Right now, I am working as a freelance writer and editor in the biomedical sciences. I’m at the beginning of a career in science writing, so I’m currently building a portfolio of work. For now, my income is mostly from editing scientific articles to improve flow, clarity, and grammar. I am also contributing to blogs, composing story pitches to publications, and even doing a little creative writing. Since I am my own boss, I can choose what scientific topics to study, which opens up so many possibilities to learn about exciting new research. I also work from home and make my own hours. The greatest challenge has been in transitioning from structured to unstructured time throughout my day. I have to be self-motivated to do my job, which takes discipline and focus. At the same time, when I’m suffering from writer’s block, I can choose to do something else productive, like research new science articles, until my writing muse returns. My income is not steady as a freelancer, but I love what I do, I have a great work-life balance, and I’m always optimistic that opportunities will arise with effort and perseverance.

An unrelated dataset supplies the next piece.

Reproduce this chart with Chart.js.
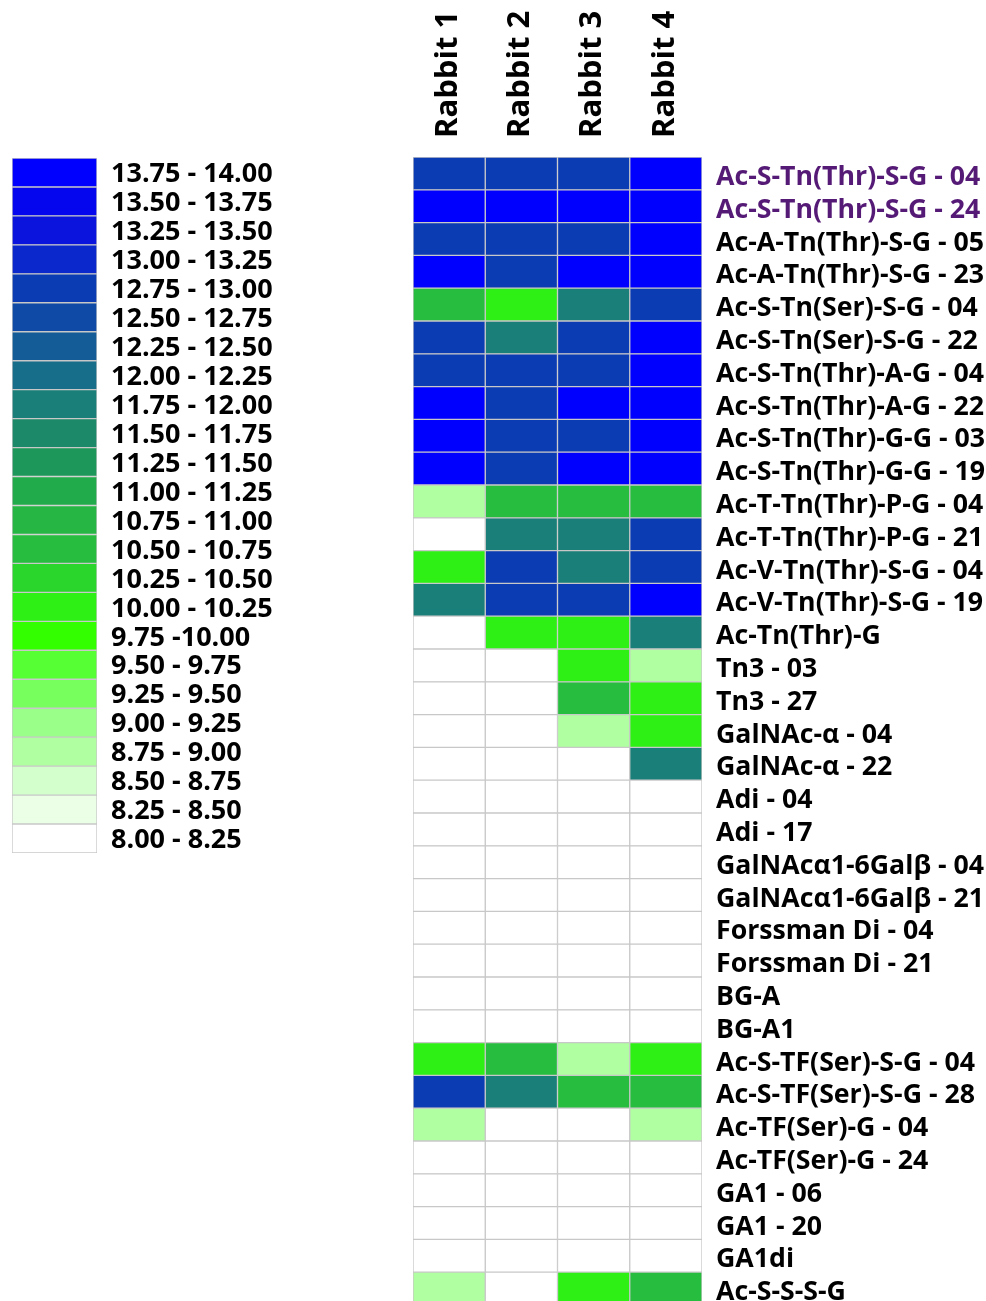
<!DOCTYPE html>
<html>
<head>
<meta charset="utf-8">
<script src="https://cdn.jsdelivr.net/npm/chart.js@4/dist/chart.umd.min.js"></script>
<style>
  html, body { margin: 0; padding: 0; background: #ffffff; width: 986px; height: 1301px; overflow: hidden; }
  #legendBox { position: absolute; left: 12px; top: 158px; }
  #heatBox { position: absolute; left: 413px; top: 0px; }
</style>
</head>
<body>
<div id="legendBox"><canvas id="legendChart" width="285" height="695"></canvas></div>
<div id="heatBox"><canvas id="heatChart" width="573" height="1305"></canvas></div>
<script>
// Colour scale bins, highest first
const binLabels = [
  '13.75 - 14.00', '13.50 - 13.75', '13.25 - 13.50', '13.00 - 13.25',
  '12.75 - 13.00', '12.50 - 12.75', '12.25 - 12.50', '12.00 - 12.25',
  '11.75 - 12.00', '11.50 - 11.75', '11.25 - 11.50', '11.00 - 11.25',
  '10.75 - 11.00', '10.50 - 10.75', '10.25 - 10.50', '10.00 - 10.25',
  '9.75 -10.00', '9.50 - 9.75', '9.25 - 9.50', '9.00 - 9.25',
  '8.75 - 9.00', '8.50 - 8.75', '8.25 - 8.50', '8.00 - 8.25'
];
const binLower = [13.75, 13.5, 13.25, 13.0, 12.75, 12.5, 12.25, 12.0, 11.75, 11.5, 11.25, 11.0,
                  10.75, 10.5, 10.25, 10.0, 9.75, 9.5, 9.25, 9.0, 8.75, 8.5, 8.25, 8.0];
const binColors = [
  '#0000ff', '#0606ee', '#0a14dc', '#0b28cc',
  '#0c3cb4', '#0f4aa6', '#135c98', '#166e8a',
  '#1a7f78', '#1c8a68', '#1e975a', '#22ab4a',
  '#25b644', '#27be3f', '#2ad62c', '#2ef014',
  '#33ff00', '#55ff33', '#77ff5e', '#99ff88',
  '#b0ffa0', '#d2ffcc', '#eaffe6', '#ffffff'
];

// Rabbit sera (columns)
const rabbits = ['Rabbit 1', 'Rabbit 2', 'Rabbit 3', 'Rabbit 4'];

// Glycopeptide / glycan antigens (rows)
const antigens = [
  'Ac-S-Tn(Thr)-S-G - 04', 'Ac-S-Tn(Thr)-S-G - 24',
  'Ac-A-Tn(Thr)-S-G - 05', 'Ac-A-Tn(Thr)-S-G - 23',
  'Ac-S-Tn(Ser)-S-G - 04', 'Ac-S-Tn(Ser)-S-G - 22',
  'Ac-S-Tn(Thr)-A-G - 04', 'Ac-S-Tn(Thr)-A-G - 22',
  'Ac-S-Tn(Thr)-G-G - 03', 'Ac-S-Tn(Thr)-G-G - 19',
  'Ac-T-Tn(Thr)-P-G - 04', 'Ac-T-Tn(Thr)-P-G - 21',
  'Ac-V-Tn(Thr)-S-G - 04', 'Ac-V-Tn(Thr)-S-G - 19',
  'Ac-Tn(Thr)-G', 'Tn3 - 03', 'Tn3 - 27',
  'GalNAc-\u03b1 - 04', 'GalNAc-\u03b1 - 22',
  'Adi - 04', 'Adi - 17',
  'GalNAc\u03b11-6Gal\u03b2 - 04', 'GalNAc\u03b11-6Gal\u03b2 - 21',
  'Forssman Di - 04', 'Forssman Di - 21',
  'BG-A', 'BG-A1',
  'Ac-S-TF(Ser)-S-G - 04', 'Ac-S-TF(Ser)-S-G - 28',
  'Ac-TF(Ser)-G - 04', 'Ac-TF(Ser)-G - 24',
  'GA1 - 06', 'GA1 - 20', 'GA1di', 'Ac-S-S-S-G'
];

// Signal (log2) per antigen, one array per rabbit
const rabbit1 = [12.85, 13.9, 12.85, 13.9, 10.6, 12.85, 12.85, 13.9, 13.9, 13.9,
                 8.85, 8.1, 10.1, 11.85, 8.1, 8.1, 8.1, 8.1, 8.1, 8.1, 8.1, 8.1, 8.1,
                 8.1, 8.1, 8.1, 8.1, 10.1, 12.85, 8.85, 8.1, 8.1, 8.1, 8.1, 8.85];
const rabbit2 = [12.85, 13.9, 12.85, 12.85, 10.1, 11.85, 12.85, 12.85, 12.85, 12.85,
                 10.6, 11.85, 12.85, 12.85, 10.1, 8.1, 8.1, 8.1, 8.1, 8.1, 8.1, 8.1, 8.1,
                 8.1, 8.1, 8.1, 8.1, 10.6, 11.85, 8.1, 8.1, 8.1, 8.1, 8.1, 8.1];
const rabbit3 = [12.85, 13.9, 12.85, 13.9, 11.85, 12.85, 12.85, 13.9, 12.85, 13.9,
                 10.6, 11.85, 11.85, 12.85, 10.1, 10.1, 10.6, 8.85, 8.1, 8.1, 8.1, 8.1, 8.1,
                 8.1, 8.1, 8.1, 8.1, 8.85, 10.6, 8.1, 8.1, 8.1, 8.1, 8.1, 10.1];
const rabbit4 = [13.9, 13.9, 13.9, 13.9, 12.85, 13.9, 13.9, 13.9, 13.9, 13.9,
                 10.6, 12.85, 12.85, 13.9, 11.85, 8.85, 10.1, 10.1, 11.85, 8.1, 8.1, 8.1, 8.1,
                 8.1, 8.1, 8.1, 8.1, 10.1, 10.6, 8.85, 8.1, 8.1, 8.1, 8.1, 10.6];

const highlighted = ['Ac-S-Tn(Thr)-S-G - 04', 'Ac-S-Tn(Thr)-S-G - 24'];

const FONT_FAMILY = '"Open Sans", "Noto Sans", sans-serif';
const CELL_BORDER = '#c8c8c8';

function colorFor(v) {
  for (let i = 0; i < binLower.length; i++) {
    if (v >= binLower[i]) return binColors[i];
  }
  return binColors[binColors.length - 1];
}

// Keep the plot area flush with the canvas edges (no label overhang padding)
function noEdgePadding(scale) {
  scale.paddingTop = 0;
  scale.paddingBottom = 0;
  scale.paddingLeft = 0;
  scale.paddingRight = 0;
}

// ---- colour key ----
new Chart(document.getElementById('legendChart'), {
  type: 'bar',
  data: {
    labels: binLabels,
    datasets: [{
      data: binLabels.map(() => [0, 1]),
      backgroundColor: binColors,
      borderColor: CELL_BORDER,
      borderWidth: 1,
      borderSkipped: false,
      barPercentage: 1,
      categoryPercentage: 1
    }]
  },
  options: {
    indexAxis: 'y',
    responsive: false,
    animation: false,
    layout: { padding: 0 },
    plugins: { legend: { display: false }, tooltip: { enabled: false } },
    scales: {
      x: { type: 'linear', min: 0, max: 1, display: false },
      y: {
        position: 'right',
        grid: { display: false, drawTicks: false },
        border: { display: false },
        ticks: {
          padding: 14,
          labelOffset: 2,
          autoSkip: false,
          color: '#000000',
          font: { family: FONT_FAMILY, size: 27, weight: 'bold' }
        },
        afterFit: (scale) => { scale.width = 285 - 85; noEdgePadding(scale); }
      }
    }
  }
});

// ---- heat map ----
const series = [rabbit1, rabbit2, rabbit3, rabbit4];
new Chart(document.getElementById('heatChart'), {
  type: 'bar',
  data: {
    labels: antigens,
    datasets: series.map((vals, c) => ({
      label: rabbits[c],
      data: vals.map(() => [c, c + 1]),
      backgroundColor: vals.map(colorFor),
      borderColor: CELL_BORDER,
      borderWidth: 1,
      borderSkipped: false,
      barPercentage: 1,
      categoryPercentage: 1,
      grouped: false
    }))
  },
  options: {
    indexAxis: 'y',
    responsive: false,
    animation: false,
    layout: { padding: 0 },
    plugins: { legend: { display: false }, tooltip: { enabled: false } },
    scales: {
      x: { type: 'linear', min: 0, max: rabbits.length, display: false },
      x2: {
        type: 'category',
        labels: rabbits,
        position: 'top',
        offset: true,
        grid: { display: false, drawTicks: false },
        border: { display: false },
        ticks: {
          minRotation: 90,
          maxRotation: 90,
          padding: 19,
          labelOffset: 36,
          color: '#000000',
          font: { family: FONT_FAMILY, size: 31, weight: 'bold', lineHeight: 1.2 }
        },
        afterFit: (scale) => { scale.height = 157; noEdgePadding(scale); }
      },
      y: {
        position: 'right',
        grid: { display: false, drawTicks: false },
        border: { display: false },
        ticks: {
          padding: 14,
          labelOffset: 4,
          autoSkip: false,
          color: (ctx) => highlighted.includes(antigens[ctx.index]) ? '#551a75' : '#000000',
          font: { family: FONT_FAMILY, size: 26.7, weight: 'bold' }
        },
        afterFit: (scale) => { scale.width = 573 - 289; noEdgePadding(scale); }
      }
    }
  }
});
</script>
</body>
</html>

As I am a virologist in training, I am most interested in infectious diseases, especially outbreaks of microbes that we know little about, such as the Zika virus and its likely contribution to microcephaly in fetuses of infected mothers. With the upcoming Summer Olympics being held in Brazil at the heart of the Zika outbreaks, I am curious, and concerned, about how increased travel to the area will affect the prevalence of the virus in other regions of the world. Mosquitos are the main culprits for spreading Zika, but it’s beginning to look like the virus is also transmitted person-to-person, at least sexually. Can we control these outbreaks through the use of mosquito repellants and netting? Or are we playing with fire when we risk exposing millions of people to Zika this summer? These are some of the questions I think about addressing through writing.